Le seul membre du cabinet qui me semble un tant soit peu crédible, c'est Lauwrence Cannon. Disons qu'il profite de la faiblesse de ses prédécesseurs Peter Mackay et Maxime Bernier. Vous vous souvenez, des Jos Louis, à Kandahar? Reste à savoir s'il saura redonner du lustre au Canada à l'étranger. Bien que ce ne soit pas une nomination nouvelle, il aura du pain sur la planche pour réparer les pots cassés au Danemark. Osons espérer qu'il saura donner un rôle de leadership au Canada lorsque viendra le temps de reconstruire Haïti. Cannon a encore des preuves à faire s'il veut garder son poste. Pas facile de représenter les intérêts d'un gouvernement conservateur à l'étranger.
Le plus étonnant dans ce remaniement, c'est l'absence de M. Steven Blaney. Je peux reconnaître à Blaney ses qualités humaines pour l'avoir rencontré à quelques reprises. Un chic type. Le fait qu'il n'ait pas obtenu de Ministère est plus qu'étonnant, étant donné les apparitions publiques nationales de plus en plus nombreuses dont il a profité qui lui ont donné de la visibilité. Soyons honnêtes, pourrait-il faire pire que Christian Paradis? Je ne crois pas. Mais je dois avouer que son arrogance de plus en plus marquée dans les médias me fait rapidement oublier toute compassion pour Blaney d'avoir été laissé de côté, encore une fois. Je me souviens d'un Steven Blaney qui, en campagne électorale, voulait qu'on se donne "le vrai" pouvoir.
Selon lui, est-ce qu'un député d'arrière ban, c'est vraiment ce dont il parlait? M. Blaney mentirait s'il disait ne pas être déçu, même si c'est la réplique conforme à la langue de bois qu'il nous offrira lorsqu'il sera interrogé à ce sujet.

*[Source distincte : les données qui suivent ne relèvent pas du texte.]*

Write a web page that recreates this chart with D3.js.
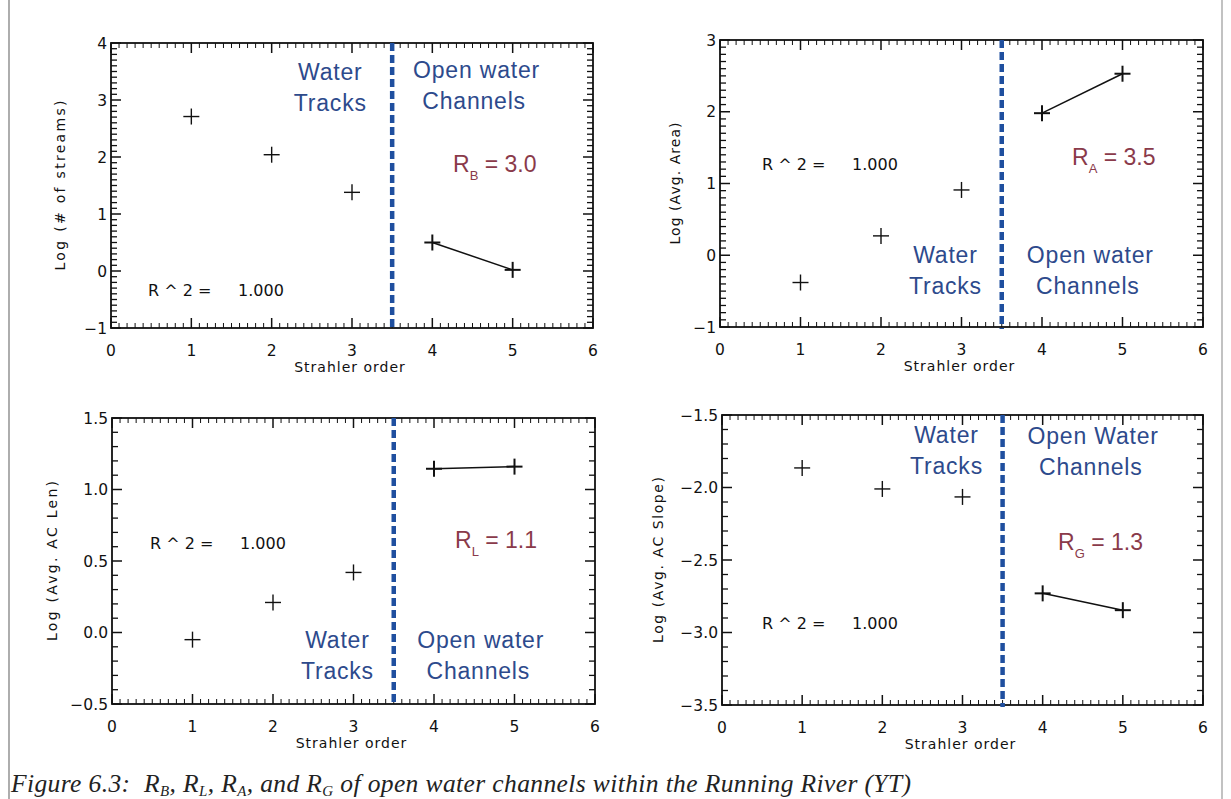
<!DOCTYPE html>
<html><head><meta charset="utf-8">
<script src="https://cdn.jsdelivr.net/npm/d3@7"></script>
<style>
html,body{margin:0;padding:0;background:#fff;}
svg{display:block;}
</style></head>
<body>
<svg id="chart" width="1231" height="799"></svg>
<script>
// ---------- data ----------
const strahlerOrder = [1, 2, 3, 4, 5];
const xTickLabels = [0, 1, 2, 3, 4, 5, 6];

const logStreams = [2.71, 2.04, 1.38, 0.50, 0.02];
const logArea    = [-0.38, 0.27, 0.91, 1.98, 2.53];
const logLength  = [-0.05, 0.21, 0.42, 1.145, 1.16];
const logSlope   = [-1.865, -2.01, -2.065, -2.73, -2.846];

const yTicksStreams = [-1, 0, 1, 2, 3, 4];
const yTicksArea    = [-1, 0, 1, 2, 3];
const yTicksLength  = [-0.5, 0.0, 0.5, 1.0, 1.5];
const yTicksSlope   = [-3.5, -3.0, -2.5, -2.0, -1.5];

const yTitles = ["Log (# of streams)", "Log (Avg. Area)", "Log (Avg. AC Len)", "Log (Avg. AC Slope)"];
const ratioSubs = ["B", "A", "L", "G"];
const ratioValues = ["3.0", "3.5", "1.1", "1.3"];
const rSquared = ["1.000", "1.000", "1.000", "1.000"];
const openLabels = ["Open water", "Open water", "Open water", "Open Water"];
const divider = 3.5;

// ---------- layout ----------
const panels = [
  {vals: logStreams, ticks: yTicksStreams, minor: 0.1, fmt: d => d3.format("d")(d).replace("-", "\u2212"),
   box: [111, 43, 593, 328], titleOff: 46, titleLen: 170,
   water: [2.73, 80], open: [4.55, 78], ratio: [453, 172], r2: [148, 296]},
  {vals: logArea, ticks: yTicksArea, minor: 0.1, fmt: d => d3.format("d")(d).replace("-", "\u2212"),
   box: [720, 40, 1203, 327], titleOff: 40, titleLen: 122,
   water: [2.8, 263], open: [4.6, 263], ratio: [1072, 165], r2: [762, 170]},
  {vals: logLength, ticks: yTicksLength, minor: 0.1, fmt: d => d3.format(".1f")(d).replace("-", "\u2212"),
   box: [112, 418, 595, 704], titleOff: 55, titleLen: 160,
   water: [2.8, 648], open: [4.58, 648], ratio: [455, 548], r2: [150, 549]},
  {vals: logSlope, ticks: yTicksSlope, minor: 0.1, fmt: d => d3.format(".1f")(d).replace("-", "\u2212"),
   box: [722, 415, 1203, 705], titleOff: 59, titleLen: 166,
   water: [2.8, 443], open: [4.63, 444], ratio: [1058, 550], r2: [762, 629]}
];

const svg = d3.select("#chart");
const BLUE = "#2d4a8c", RED = "#8a3a4a", DASH = "#1f4f9f";
const tickFont = "'DejaVu Sans', sans-serif";

// outer frame
svg.append("line").attr("x1", 9).attr("x2", 9).attr("y1", 0).attr("y2", 799).attr("stroke", "#777").attr("stroke-width", 1.2);
svg.append("line").attr("x1", 1222).attr("x2", 1222).attr("y1", 0).attr("y2", 799).attr("stroke", "#999").attr("stroke-width", 1.2);

panels.forEach((p, i) => {
  const [x0, y0, x1, y1] = p.box;
  const dom = d3.extent(p.ticks);
  const x = d3.scaleLinear().domain(d3.extent(xTickLabels)).range([x0, x1]);
  const y = d3.scaleLinear().domain(dom).range([y1, y0]);
  const g = svg.append("g");

  // ticks (major + minor), mirrored on all four sides
  const xMinor = d3.range(0, 6.0001, 0.1);
  const yMinor = d3.range(dom[0], dom[1] + 1e-6, p.minor);
  const tk = g.append("g").attr("stroke", "#111");
  xMinor.forEach(v => {
    const major = Math.abs(v - Math.round(v)) < 1e-6;
    const L = major ? 10 : 5;
    tk.append("line").attr("x1", x(v)).attr("x2", x(v)).attr("y1", y1).attr("y2", y1 - L).attr("stroke-width", major ? 1.5 : 1);
    tk.append("line").attr("x1", x(v)).attr("x2", x(v)).attr("y1", y0).attr("y2", y0 + L).attr("stroke-width", major ? 1.5 : 1);
  });
  yMinor.forEach(v => {
    const major = p.ticks.some(t => Math.abs(t - v) < 1e-6);
    const L = major ? 10 : 6;
    tk.append("line").attr("y1", y(v)).attr("y2", y(v)).attr("x1", x0).attr("x2", x0 + L).attr("stroke-width", major ? 1.5 : 1.3);
    tk.append("line").attr("y1", y(v)).attr("y2", y(v)).attr("x1", x1).attr("x2", x1 - L).attr("stroke-width", major ? 1.5 : 1.3);
  });

  // frame
  g.append("rect").attr("x", x0).attr("y", y0).attr("width", x1 - x0).attr("height", y1 - y0)
    .attr("fill", "none").attr("stroke", "#111").attr("stroke-width", 1.8);

  // tick labels
  g.selectAll(".xl").data(xTickLabels).join("text")
    .attr("x", d => x(d)).attr("y", y1 + 28).attr("text-anchor", "middle")
    .attr("font-family", tickFont).attr("font-size", 15.5).attr("fill", "#111").text(d => d);
  g.selectAll(".yl").data(p.ticks).join("text")
    .attr("x", x0 - 4).attr("y", d => y(d) + 5.5).attr("text-anchor", "end")
    .attr("font-family", tickFont).attr("font-size", 15.5).attr("fill", "#111").text(p.fmt);

  // axis titles
  g.append("text").attr("x", (x0 + x1) / 2 - 2).attr("y", y1 + 44).attr("text-anchor", "middle")
    .attr("font-family", tickFont).attr("font-size", 14).attr("letter-spacing", 1).attr("fill", "#111")
    .text("Strahler order");
  g.append("text").attr("transform", `translate(${x0 - p.titleOff},${(y0 + y1) / 2}) rotate(-90)`)
    .attr("text-anchor", "middle").attr("font-family", tickFont).attr("font-size", 14).attr("fill", "#111")
    .attr("textLength", p.titleLen).attr("lengthAdjust", "spacing")
    .text(yTitles[i]);

  // divider
  g.append("line").attr("x1", x(divider)).attr("x2", x(divider)).attr("y1", y0).attr("y2", y1 + 2)
    .attr("stroke", DASH).attr("stroke-width", 4.5).attr("stroke-dasharray", "8,4");

  // fit line over open-water channels
  const pts = strahlerOrder.map((o, k) => [o, p.vals[k]]);
  const fit = pts.filter(d => d[0] > divider);
  g.append("path").attr("d", d3.line().x(d => x(d[0])).y(d => y(d[1]))(fit))
    .attr("fill", "none").attr("stroke", "#111").attr("stroke-width", 1.5);

  // plus markers
  pts.forEach(d => {
    const cx = x(d[0]), cy = y(d[1]), s = 8;
    const w = d[0] > divider ? 2 : 1.4;
    g.append("line").attr("x1", cx - s).attr("x2", cx + s).attr("y1", cy).attr("y2", cy).attr("stroke", "#111").attr("stroke-width", w);
    g.append("line").attr("x1", cx).attr("x2", cx).attr("y1", cy - s).attr("y2", cy + s).attr("stroke", "#111").attr("stroke-width", w);
  });

  // region labels
  const lab = (txt, xv, yb) => g.append("text").attr("x", x(xv)).attr("y", yb).attr("text-anchor", "middle")
    .attr("font-family", "'Liberation Sans', Arial, sans-serif").attr("font-size", 23).attr("letter-spacing", 0.8)
    .attr("fill", BLUE).text(txt);
  lab("Water", p.water[0], p.water[1]);
  lab("Tracks", p.water[0], p.water[1] + 31);
  lab(openLabels[i], p.open[0], p.open[1]);
  lab("Channels", p.open[0] - 0.03, p.open[1] + 31);

  // ratio label
  const rt = g.append("text").attr("x", p.ratio[0]).attr("y", p.ratio[1])
    .attr("font-family", "'Liberation Sans', Arial, sans-serif").attr("font-size", 23).attr("fill", RED);
  rt.append("tspan").text("R");
  rt.append("tspan").attr("font-size", 13).attr("dy", 8).text(ratioSubs[i]);
  rt.append("tspan").attr("dy", -8).text(" = " + ratioValues[i]);

  // R^2
  g.append("text").attr("x", p.r2[0]).attr("y", p.r2[1]).attr("font-family", tickFont).attr("font-size", 16)
    .attr("fill", "#111").attr("xml:space", "preserve").text("R ^ 2 =");
  g.append("text").attr("x", p.r2[0] + 90).attr("y", p.r2[1]).attr("font-family", tickFont).attr("font-size", 16)
    .attr("fill", "#111").text(rSquared[i]);
});

// caption
const cap = svg.append("text").attr("x", 11).attr("y", 792)
  .attr("font-family", "'Liberation Serif', 'Times New Roman', serif").attr("font-style", "italic")
  .attr("font-size", 25.5).attr("fill", "#222")
  .attr("textLength", 900).attr("lengthAdjust", "spacing");
cap.append("tspan").attr("xml:space", "preserve").text("Figure 6.3:  R");
const subPart = (s, after) => {
  cap.append("tspan").attr("font-size", 15).attr("dy", 4).text(s);
  cap.append("tspan").attr("dy", -4).text(after);
};
subPart("B", ", R");
subPart("L", ", R");
subPart("A", ", and R");
subPart("G", " of open water channels within the Running River (YT)");
</script>
</body></html>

Avant de conclure ce billet, je ne peux passer sous silence un grand retour : c'est la fin de la brève disgrâce pour Rona Ambrose. Ça vous dit quelque chose, le
Clean Air Act? Vous savez, c'est cette loi votée lors du largage du protocole de Kyoto. On avait remplacé celui-ci par une version édulcorée d'un protocole dont on niait la pertinence. Elle fut même de ceux qui ont longtemps nié l'existence de la corrélation entre les changements climatiques et les gaz à effet de serre. On ne s'est pas étonné en voyant, à l'époque, des objectifs aussi peu ambitieux que des baisses des émanations de GES applicables pour... l'an 2050! Ambrose est bel et bien de retour, aux Travaux publics et aux Services gouvernementaux cette fois-ci. Comme quoi il n'est pas toujours nécessaire d'attendre le Jugement dernier avant de quitter le Purgatoire. Six mois en politique, c'est une éternité. Elle a donc eu plus que nécessaire pour se refaire une virginité politique.. Maxime Bernier, tu es le prochain.
Ne vous laissez pas berner. Dans quelques mois, il y aura un budget nettement déficitaire. Et encore une fois, on le sait bien, ça sera la faute au maudit Bloc Québécois. Du moins, selon les porte-étendards du PC au Québec.
Ils sont là depuis 4 ans bientôt?
Ben oui... faudrait leur donner une majorité pour qu'ils gouvernement mieux... ou moins mal.